Erasmus’un dostu Thomas More’u eğlendirmek için yazdığı ve ona adadığı bu ünlü eseri, kendini zeki sanan herkesi iğneleyici bir dille eleştirmekte ve alay etmektedir.
Felsefe ile gülmeyi de birleştiren bu kitabın eşsiz anlatımıyla zaman zaman kendinizi gülmekten alıkoyamayacaksınız.
Altını çizdiğim yerlerden bazıları şöyledir:
- Benim bir cilam ya da herhangi bir ikiyüzlülüğüm yok; ayrıca, kalbimde bulunmayan bir duygunun görüntüsüne alnımda da hiçbir zaman rastlanamaz.
- Doğum yerimi de bilmeyi isteyebilirsiniz; çünkü bugün, bir çocuğun ilk çığlığı attığı yerin, soy sop açısından önemli olduğunu düşünüyorlar.
- En güzel hayat, bilgeliğe hiç bulaşmamış hayattır.
- Sadece delilik, gençliğin hızla geçişini ağırlaştırır ve sıkıcı yaşlılığı uzaklaştırır bizden.
- Maymun, erguvan sarındığında da maymundur.
- Kendinden nefret eden biri, bir başkasını sevebilir mi? Kendisiyle barışık olmazsa, başkalarıyla olabilir mi? Kendi varoluşuyla usanmış ve yorgun ise, bir topluluğa hoşluk getirebilir mi?
- İnsanoğlu kendini bilgeliğe ne kadar verirse, o kadar uzaklaşır mutluluktan.
- Günahlarınız, papazlara ödediğiniz parayla değil; günah korkusu, gözyaşları, uykusuz geceler, yalvarışlar, oruçlar ve diğer iyi eylemlerinizle affedilir.
- Elindeki pergelle, üç eğri çizebilmeyi başaran kendini Euclid sanır.
- Bazılarının yalnızca umudu vardır ve mutlu olmak için, gördükleri düşlerin yeteceğine inanırlar.
- Zamanımızın prenslerine bakın bir; yasadan anlamaz; halk düşmanı; kösnü budalası; özgürlükten, bilgiden ve gerçeklerden ödü kopan; memleketin yararını hiç düşünmeyen; nalıncı keseri gibi kendine yontan birini bulursunuz.
- Vergi toplama haklarını korumak için, ellerine geçirdikleri her tür silahla savaşmaları görülesi bir şeydir.

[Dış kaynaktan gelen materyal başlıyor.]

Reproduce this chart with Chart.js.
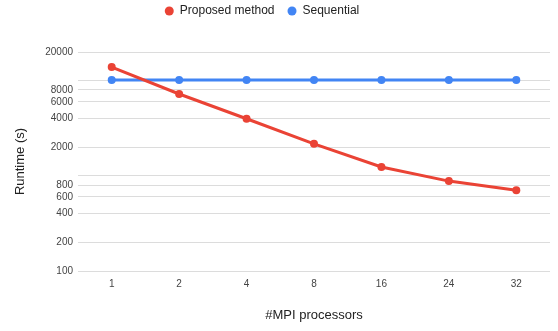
<!DOCTYPE html>
<html>
<head>
<meta charset="utf-8">
<script src="https://cdn.jsdelivr.net/npm/chart.js@4"></script>
<style>
  html, body { margin: 0; padding: 0; background: #fff; }
  #wrap { width: 558px; height: 331px; }
</style>
</head>
<body>
<div id="wrap"><canvas id="chart"></canvas></div>
<script>
const processors = ["1", "2", "4", "8", "16", "24", "32"];
const proposedRuntime = [13900, 7240, 3980, 2170, 1240, 880, 705];
const sequentialRuntime = [10150, 10150, 10150, 10150, 10150, 10150, 10150];
const yGridValues = [100, 200, 400, 600, 800, 1000, 2000, 4000, 6000, 8000, 10000, 20000];
const yLabelValues = [100, 200, 400, 600, 800, 2000, 4000, 6000, 8000, 20000];

const RED = "#ea4335";
const BLUE = "#4285f4";
const FONT = "'Liberation Sans', Arial, sans-serif";

// legend: reserve space down to the plot top, move it up and a bit left
const legendTweak = {
  id: "legendTweak",
  beforeInit(chart) {
    const fit = chart.legend.fit;
    chart.legend.fit = function () {
      fit.bind(chart.legend)();
      this.height = 52;
    };
  },
  afterLayout(chart) {
    chart.legend.left -= 13;
    chart.legend.right -= 13;
    chart.legend.top -= 8;
  },
};

const ctx = document.getElementById("chart").getContext("2d");
new Chart(ctx, {
  type: "line",
  data: {
    labels: processors,
    datasets: [
      {
        label: "Proposed method",
        data: proposedRuntime,
        borderColor: RED,
        backgroundColor: RED,
        borderWidth: 3,
        pointRadius: 4,
        pointBorderWidth: 0,
        pointHoverRadius: 4,
        tension: 0,
      },
      {
        label: "Sequential",
        data: sequentialRuntime,
        borderColor: BLUE,
        backgroundColor: BLUE,
        borderWidth: 3,
        pointRadius: 4,
        pointBorderWidth: 0,
        pointHoverRadius: 4,
        tension: 0,
      },
    ],
  },
  plugins: [legendTweak],
  options: {
    responsive: true,
    maintainAspectRatio: false,
    animation: false,
    layout: { padding: { left: 0, right: 8, top: 0, bottom: 0 } },
    plugins: {
      legend: {
        position: "top",
        labels: {
          usePointStyle: true,
          pointStyle: "circle",
          pointStyleWidth: 9,
          boxHeight: 6.4,
          padding: 13,
          color: "#222",
          font: { family: FONT, size: 12 },
          generateLabels: (chart) =>
            Chart.defaults.plugins.legend.labels
              .generateLabels(chart)
              .map((item) => ({ ...item, lineWidth: 0 })),
        },
      },
      tooltip: { enabled: false },
    },
    scales: {
      x: {
        type: "category",
        offset: true,
        grid: { display: false, drawTicks: false },
        border: { display: false },
        ticks: {
          color: "#444",
          padding: 7,
          font: { family: FONT, size: 10 },
        },
        title: {
          display: true,
          text: "#MPI processors",
          color: "#222",
          font: { family: FONT, size: 13 },
          padding: { top: 4, bottom: 8 },
        },
        afterFit: (scale) => {
          scale.height = 60;
        },
      },
      y: {
        type: "logarithmic",
        min: 100,
        max: 20000,
        grid: { color: "#dcdcdc", lineWidth: 1, drawTicks: false },
        border: { display: false },
        afterBuildTicks: (scale) => {
          scale.ticks = yGridValues.map((v) => ({ value: v }));
        },
        ticks: {
          autoSkip: false,
          color: "#444",
          padding: 5,
          font: { family: FONT, size: 10 },
          callback: (val) => (yLabelValues.includes(val) ? String(val) : ""),
        },
        title: {
          display: true,
          text: "Runtime (s)",
          color: "#222",
          font: { family: FONT, size: 13 },
          padding: { top: 13, bottom: 0 },
        },
        afterFit: (scale) => {
          scale.width = 78;
        },
      },
    },
  },
});
</script>
</body>
</html>
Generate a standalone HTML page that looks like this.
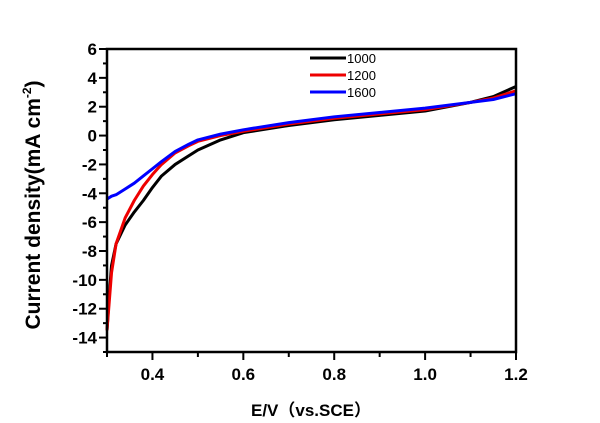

Biçare halkı aldatıp kazandıklarının onda birinden fazlasını almak isterler ve kendilerine eski kitaplardan pay kapmaya çalışır nasıl da keskinleştirir gözlerini! Ama iş, topladıkları vergilerle halka nasıl hizmet etmeleri gerektiğini anlatan bölümlere geldiğinde, körleşir gözleri.
- Bilgilendiğiniz kadar, üzülür, öğrendikleriniz kadar mutsuz olursunuz.
- Bilge kederle, deli neşeyle doludur.
- Bildiğiniz gibi, kral saraylarında bilisizleri ve aptalları, zeki ve önemli kimselere yeğlerler.
- Grekler eskiden: belleği geniş olan iyi konuklardan nefret ederiz, derlerdi.
Erasmus, D. Deliliğe Övgü. İstanbul: Oda Yayınları.